This pumpkin cookies recipe is an easy spice cookie that everyone will love! It’s a great fall treat that you can use as an after school snack for the kids!
Pumpkin Cookies Recipe
1/2 cup shortening
1 cup sugar
1 cup pumpkin
1 cup raisins
1/2 cup nuts
1 tsp. vanilla
1 tsp. soda
1 tsp. brown sugar
1 tsp. cinnamon
2 cups flour
Cream shortening, sugar and pumpkin in a bowl. Add the rest of the ingredients and mix well. Drop by small spoonfuls onto an ungreased cookie sheet. Brush the tops with milk. Bake at 375 degrees for 8 minutes. Top with frosting.
Pumpkin Cookies Frosting
2 Tbsp. butter
1 1/4 cup powdered sugar
1/2 tsp. vanilla
4-5 tsp. milk
Melt butter and blend in powdered sugar. Add vanilla and 4 tsp. milk. Stir until well blended. Add one more teaspoon of milk if needed to make it smooth.
I’d love to try these cookies. Can they be made without the raisins and nuts?

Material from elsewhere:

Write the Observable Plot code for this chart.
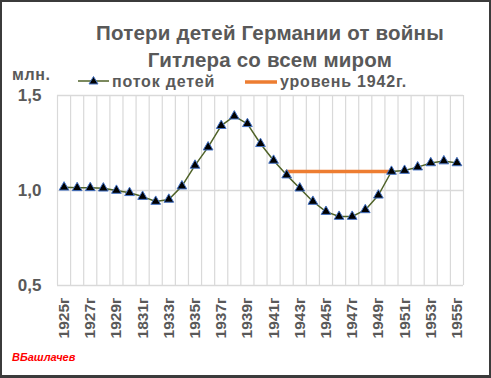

Oh yes you can. Most cookies you can leave out raisins, nuts, dried fruit that it calls for. I don’t like raisins so I never use them in a recipe and nuts are getting so expensive so I have started leaving them out.
This cookie recipe sounds great to me.
I have a plan of making them and using the cooked cookies as the “crust” or bottom layer of a pecan pie recipe.
You gave some good info about how shortening makes cookies fluffy, stand up, and not runny and thin.
However, I use half real butter for the rich flavor and half shorting for the fluff factor in my cookies and cakes. This works great for me.
Do NOT use all butter in cookies as they will run all over the pan.
The only kind of cookies I use all butter with are chocolate snap cookies and they come out great and crunchy.
In a cake ALWAYS use all butter for the fat in the recipe on certain cakes, especially chocolate cakes. You do not have to worry about the fluff factor in cakes as much as you do when making cookies.
Cookies and cakes are a specific formula and you cannot mess around with proportions but you can play around a little bit with the fat part of these recipes.